Please print exactly the lines below, from the start of the material up to and including the line with "40, 60, 80];", but none of the pictures.
>> BEGIN Source excerpt
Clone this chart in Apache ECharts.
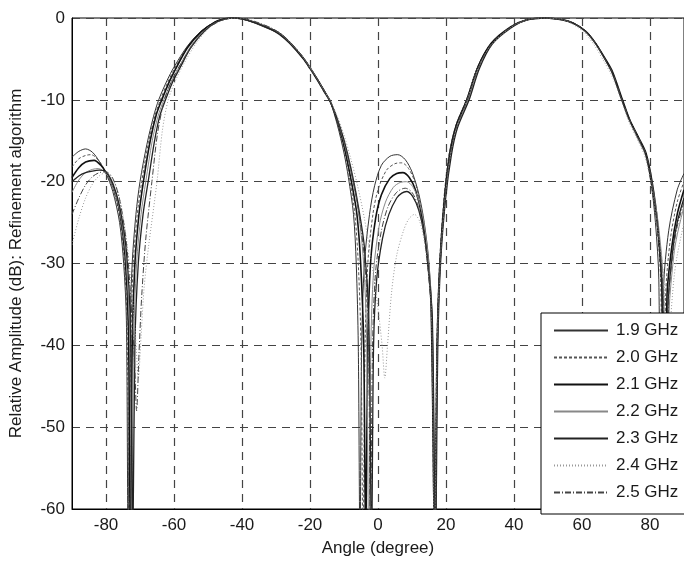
<!DOCTYPE html>
<html>
<head>
<meta charset="utf-8">
<script src="https://cdn.jsdelivr.net/npm/echarts@6/dist/echarts.min.js"></script>
<style>
  html, body { margin: 0; padding: 0; background: #fff; }
  #chart { width: 684px; height: 562px; }
</style>
</head>
<body>
<div id="chart"></div>
<script>
var names = ['1.9 GHz', '2.0 GHz', '2.1 GHz', '2.2 GHz', '2.3 GHz', '2.4 GHz', '2.5 GHz'];
var xTicks = [-80, -60, -40, -20, 0, 20, 40, 60, 80];

// [angle (deg), relative amplitude (dB)]; -65 = deep null (clipped)
var f19 = [[-90,-17.0],[-88,-16.3],[-86,-16.0],[-84,-16.4],[-82,-17.5],[-80,-19.0],[-78,-21.2],[-76,-25.0],[-74.8,-30],[-74,-37],[-73.5,-65],[-73.0,-40],[-72.3,-30],[-71.2,-24],[-70,-20],[-68,-15.5],[-66,-12],[-64.5,-10],[-62,-7.6],[-60,-6],[-56,-3.4],[-52,-1.6],[-48,-0.5],[-45,-0.1],[-42.5,0],[-40,-0.1],[-36,-0.6],[-32,-1.2],[-29,-1.8],[-26,-2.9],[-22,-4.8],[-20,-6.0],[-18,-7.3],[-16,-8.7],[-14,-10.3],[-12,-13],[-10,-16.5],[-8.7,-19.5],[-7.2,-24],[-6.4,-30],[-5.8,-40],[-5.3,-65],[-4.8,-40],[-4,-30],[-2.5,-24],[-1,-20.5],[1,-18],[3.5,-16.9],[5.8,-16.7],[8,-17.3],[10,-18.8],[12,-21.5],[13.6,-25],[15,-30],[16,-38],[16.8,-65],[17.4,-40],[18.2,-30],[19.5,-22],[21,-16.5],[23,-13],[26,-10],[29.3,-6],[33.3,-3.1],[39,-1.1],[44,-0.2],[49.3,0],[54,-0.2],[57.3,-0.6],[61,-1.6],[64,-3.1],[67,-5.2],[69,-6.8],[71.8,-10],[74,-12.4],[76.5,-14.5],[78.8,-16.6],[80.3,-20],[81.6,-25],[82.6,-32],[83.2,-65],[84,-33],[85.5,-26],[88,-21],[90,-19]];
var f20 = [[-90,-18.2],[-88,-17.2],[-86,-16.8],[-84.4,-16.7],[-82,-17.5],[-80,-18.9],[-78,-20.8],[-76,-24.2],[-74.6,-30],[-73.8,-38],[-73.2,-65],[-72.7,-40],[-72,-30],[-70.8,-24],[-69.5,-20],[-67.5,-15.2],[-65.5,-11.8],[-64,-10],[-62,-8],[-60,-6.3],[-56,-3.5],[-52,-1.6],[-48,-0.5],[-45,-0.1],[-42.5,0],[-40,-0.1],[-36,-0.6],[-32,-1.2],[-29,-1.9],[-26,-3.0],[-22,-4.9],[-20,-6.1],[-18,-7.4],[-16,-8.8],[-14,-10.3],[-12,-12.8],[-10,-16],[-8.4,-19.5],[-6.8,-24],[-5.8,-30],[-5,-40],[-4.4,-65],[-3.8,-40],[-3,-30],[-1.5,-24],[0,-21],[2.5,-18.6],[5,-17.8],[7,-17.7],[9,-18.4],[11,-20.2],[12.8,-23.5],[14.3,-28],[15.6,-35],[16.6,-65],[17.3,-40],[18.1,-30],[19.4,-22],[21,-16.4],[23,-13],[26,-10],[29.3,-6],[33.3,-3.1],[39,-1.1],[44,-0.2],[49,0],[54,-0.2],[57.3,-0.6],[61,-1.6],[64,-3.1],[67,-5.2],[69,-6.7],[71.8,-10],[74,-12.5],[76.5,-14.6],[78.8,-16.7],[80.5,-20],[82,-25],[83.2,-33],[83.8,-65],[84.6,-34],[86,-27],[88,-22.5],[90,-20]];
var f21 = [[-90,-19.5],[-88,-18.3],[-86,-17.6],[-83.5,-17.4],[-81.5,-18],[-80,-18.9],[-78,-20.5],[-76,-23.6],[-74.4,-29],[-73.4,-38],[-72.8,-65],[-72.3,-40],[-71.5,-30],[-70.3,-24],[-69,-20],[-67,-15],[-65.2,-11.8],[-63.6,-10],[-61.5,-7.9],[-60,-6.6],[-56,-3.6],[-52,-1.7],[-48,-0.5],[-45,-0.1],[-42.5,0],[-40,-0.1],[-36,-0.6],[-32,-1.3],[-29,-1.9],[-26,-3.0],[-22,-4.9],[-20,-6.1],[-18,-7.4],[-16,-8.8],[-14,-10.2],[-12,-12.5],[-10,-15.6],[-8,-19.6],[-6.2,-24],[-5.1,-30],[-4.2,-40],[-3.6,-65],[-3,-40],[-2.2,-30],[-0.7,-24.5],[1,-21.6],[3.5,-19.6],[5.5,-19],[7.3,-18.9],[9.2,-19.5],[11,-21],[12.8,-24],[14.3,-28.5],[15.6,-35],[16.7,-65],[17.4,-40],[18.2,-30],[19.6,-22],[21.2,-16.6],[23,-13.2],[26.2,-10],[29.4,-6],[33.3,-3.1],[39,-1.1],[44,-0.2],[49.3,0],[54,-0.2],[57.3,-0.6],[61,-1.6],[64,-3.1],[67,-5.1],[69,-6.6],[71.9,-10],[74,-12.4],[76.5,-14.5],[78.8,-16.5],[80.6,-20],[82.2,-25],[83.5,-33],[84.2,-65],[85,-34],[86.4,-28],[88,-24],[90,-21]];
var f22 = [[-90,-21.3],[-88,-19.8],[-86,-18.9],[-84,-18.5],[-82.3,-18.4],[-80,-19.0],[-78,-20.6],[-76,-23.5],[-74.3,-28.5],[-73.1,-38],[-72.4,-65],[-71.9,-40],[-71,-30],[-69.7,-24],[-68.3,-20],[-66.4,-15],[-64.7,-12],[-63,-10],[-61,-8],[-59,-6.4],[-55,-3.4],[-51,-1.5],[-47,-0.4],[-42.5,0],[-40,-0.1],[-36,-0.6],[-32,-1.3],[-29,-1.9],[-26,-3.0],[-22,-4.9],[-20,-6.0],[-18,-7.4],[-16,-8.8],[-14,-10.2],[-12,-12.4],[-10,-15.2],[-8,-18.8],[-6,-23],[-4.4,-29],[-3.4,-38],[-2.7,-65],[-2.1,-40],[-1.3,-31],[0.3,-25.5],[2.2,-22.5],[4.5,-20.7],[6.5,-20.1],[8.4,-20],[10.2,-20.6],[12,-22.3],[13.5,-25],[14.8,-29.5],[15.9,-36],[16.8,-65],[17.5,-40],[18.3,-30],[19.8,-22],[21.4,-16.7],[23.2,-13.4],[26.5,-10],[29.6,-6.1],[33.5,-3.2],[39,-1.2],[44,-0.2],[49.5,0],[54,-0.2],[57.3,-0.6],[61,-1.7],[64,-3.2],[67,-5.3],[69,-6.9],[71.6,-10],[73.8,-12.4],[76.2,-14.6],[78.6,-16.7],[80.4,-20],[82.4,-25],[84,-33],[84.8,-65],[85.6,-36],[87,-29],[88,-26.5],[90,-23]];
var f23 = [[-90,-20],[-88,-19.3],[-86,-18.9],[-84,-18.7],[-82,-18.6],[-80,-18.8],[-78,-20.2],[-76,-23],[-74,-28.5],[-72.8,-38],[-72.1,-65],[-71.5,-40],[-70.5,-30],[-69.1,-24],[-67.6,-20],[-65.8,-15.2],[-64.2,-12],[-62.5,-10],[-60.5,-7.9],[-58.5,-6.3],[-55,-3.6],[-51,-1.6],[-47,-0.4],[-43,0],[-40,-0.1],[-36,-0.6],[-32,-1.3],[-29,-2],[-26,-3.1],[-22,-5],[-20,-6.2],[-18,-7.5],[-16,-8.9],[-14,-10.3],[-12,-12.3],[-10,-14.9],[-8,-18.3],[-6,-22.5],[-4,-28],[-2.7,-37],[-1.9,-65],[-1.3,-40],[-0.4,-32],[1.3,-27],[3.2,-24],[5.5,-22],[7,-21.4],[8.4,-21.2],[10.2,-21.8],[12,-23.5],[13.6,-26.5],[14.9,-31],[16,-37],[16.9,-65],[17.6,-40],[18.4,-30],[19.9,-22],[21.6,-16.7],[23.4,-13.4],[26.8,-10],[29.8,-6.2],[33.6,-3.2],[39.2,-1.2],[44,-0.2],[49.3,0],[54,-0.2],[57.3,-0.6],[61,-1.6],[64,-3.1],[67,-5.2],[69,-6.8],[71.7,-10],[73.9,-12.4],[76.4,-14.5],[78.7,-16.6],[80.3,-20],[82.2,-25.5],[83.6,-34],[84.5,-65],[85.3,-35],[86.8,-28],[88,-25],[90,-22]];
var f24 = [[-90,-27.7],[-88,-24.5],[-86,-22],[-84,-20.3],[-82,-19.3],[-80,-18.9],[-78,-19.7],[-76,-22],[-74,-27],[-72.5,-33],[-71.3,-39],[-70.5,-44],[-69.7,-39],[-68.8,-33],[-67.5,-28],[-65,-20],[-63.4,-13.7],[-61.7,-10],[-59.5,-7.6],[-57,-5.5],[-53,-2.8],[-49,-1],[-45,-0.2],[-42,0],[-39,-0.1],[-35,-0.6],[-31,-1.3],[-28,-2.1],[-25,-3.3],[-22,-4.8],[-20,-6.1],[-18,-7.4],[-16,-8.8],[-14,-10.2],[-12,-12],[-10,-14.3],[-8,-17.2],[-6,-20.5],[-4,-24.5],[-2,-29.5],[0,-35.5],[1.2,-40],[2,-44],[2.8,-40],[4,-33.5],[5.5,-29],[7.5,-26],[9,-24.6],[10.7,-24],[12.2,-24.8],[13.5,-27],[14.6,-30.5],[15.7,-36],[16.6,-65],[17.3,-42],[18.2,-31],[19.5,-23],[21.2,-17],[23,-13.5],[26,-10.2],[29.3,-6.2],[33.3,-3.3],[39,-1.2],[44,-0.2],[49,0],[54,-0.2],[57,-0.7],[60.5,-1.7],[63.6,-3.3],[66.6,-5.4],[68.7,-7],[71.5,-10],[73.6,-12.5],[76,-14.6],[78.4,-16.8],[80.2,-20],[82.2,-25.5],[84.2,-33],[85.3,-65],[86,-38],[87,-32],[88,-29],[90,-25]];
var f25 = [[-90,-24],[-88,-22],[-86,-20.4],[-84,-19.4],[-82,-18.9],[-80,-18.8],[-78,-19.6],[-76,-22.2],[-74,-27.5],[-72.6,-35],[-71.6,-42],[-71,-48],[-70.3,-41],[-69.5,-34],[-68.3,-27],[-66.5,-20],[-64.8,-14],[-62.8,-10],[-60.5,-7.5],[-58,-5.6],[-54,-3],[-50,-1.2],[-46,-0.3],[-42.5,0],[-39,-0.1],[-35,-0.6],[-31,-1.3],[-28,-2.1],[-25,-3.3],[-22,-4.8],[-20,-6.1],[-18,-7.4],[-16,-8.8],[-14,-10.3],[-12,-12.4],[-10,-15.1],[-8,-18.5],[-6,-22.8],[-4.2,-28.5],[-2.9,-37],[-2.2,-65],[-1.6,-40],[-0.7,-31],[1,-26],[3,-23],[5.5,-21.3],[8,-20.8],[10,-21.3],[11.8,-23],[13.4,-26],[14.7,-30.5],[15.8,-37],[16.8,-65],[17.5,-40],[18.3,-30],[19.7,-22],[21.3,-16.6],[23.1,-13.3],[26.3,-10],[29.5,-6.1],[33.4,-3.1],[39,-1.1],[44,-0.2],[49.3,0],[54,-0.2],[57.3,-0.6],[61,-1.6],[64,-3.1],[67,-5.2],[69,-6.7],[71.8,-10],[74,-12.4],[76.5,-14.5],[78.8,-16.6],[80.6,-20],[82.3,-25.5],[83.8,-33.5],[84.6,-65],[85.4,-35],[86.8,-28.5],[88,-25.5],[90,-22.5]];

var allData = [f19, f20, f21, f22, f23, f24, f25];
var styles = [
    { color: '#333', width: 1, type: 'solid' },
    { color: '#555', width: 1, type: [3, 2] },
    { color: '#111', width: 1.6, type: 'solid' },
    { color: '#888', width: 1, type: 'solid' },
    { color: '#222', width: 1.3, type: 'solid' },
    { color: '#999', width: 1, type: [1, 2] },
    { color: '#444', width: 1, type: [6, 2, 1, 2] }
];

var font = 'Liberation Sans, Arial, sans-serif';
var myChart = echarts.init(document.getElementById('chart'));

var series = names.map(function (n, i) {
    return {
        name: n,
        type: 'line',
        data: allData[i],
        symbol: 'none',
        smooth: 0.3,
        color: styles[i].color,
        lineStyle: styles[i]
    };
});

option = {
    animation: false,
    backgroundColor: '#fff',
    grid: {
        left: 72,
        top: 18,
        width: 619,
        height: 492,
        show: true,
        borderColor: '#000',
        borderWidth: 1
    },
    legend: {
        data: names,
        orient: 'vertical',
        left: 541,
        top: 313,
        itemWidth: 54,
        itemHeight: 14,
        itemGap: 10,
        padding: [9, 24, 13, 12],
        backgroundColor: '#fff',
        borderColor: '#000',
        borderWidth: 1,
        borderRadius: 0,
        itemStyle: { opacity: 0 },
        textStyle: { fontFamily: font, fontSize: 17, color: '#1a1a1a', padding: [0, 0, 0, 3] }
    },
    xAxis: {
        type: 'value',
        min: -90,
        max: 90,
        name: 'Angle (degree)',
        nameLocation: 'middle',
        nameGap: 31,
        nameTextStyle: { fontFamily: font, fontSize: 17, color: '#1a1a1a' },
        axisLine: { onZero: false, lineStyle: { color: '#000', width: 1 } },
        axisTick: { show: false, customValues: xTicks },
        axisLabel: { customValues: xTicks, fontFamily: font, fontSize: 17, color: '#1a1a1a', margin: 8 },
        splitLine: { show: true, lineStyle: { color: '#444', width: 1.2, type: [8, 6] } }
    },
    yAxis: {
        type: 'value',
        min: -60,
        max: 0,
        interval: 10,
        name: 'Relative Amplitude (dB): Refinement algorithm',
        nameLocation: 'middle',
        nameGap: 47,
        nameTextStyle: { fontFamily: font, fontSize: 17, color: '#1a1a1a' },
        axisLine: { show: true, onZero: false, lineStyle: { color: '#000', width: 1 } },
        axisTick: { show: false },
        axisLabel: { fontFamily: font, fontSize: 17, color: '#1a1a1a', margin: 7 },
        splitLine: { show: true, lineStyle: { color: '#444', width: 1.2, type: [8, 6] } }
    },
    series: series
};
myChart.setOption(option);
</script>
</body>
</html>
>> END Source excerpt
» Answer to this exercise:
Clone this chart in Apache ECharts.
<!DOCTYPE html>
<html>
<head>
<meta charset="utf-8">
<script src="https://cdn.jsdelivr.net/npm/echarts@6/dist/echarts.min.js"></script>
<style>
  html, body { margin: 0; padding: 0; background: #fff; }
  #chart { width: 684px; height: 562px; }
</style>
</head>
<body>
<div id="chart"></div>
<script>
var names = ['1.9 GHz', '2.0 GHz', '2.1 GHz', '2.2 GHz', '2.3 GHz', '2.4 GHz', '2.5 GHz'];
var xTicks = [-80, -60, -40, -20, 0, 20, 40, 60, 80];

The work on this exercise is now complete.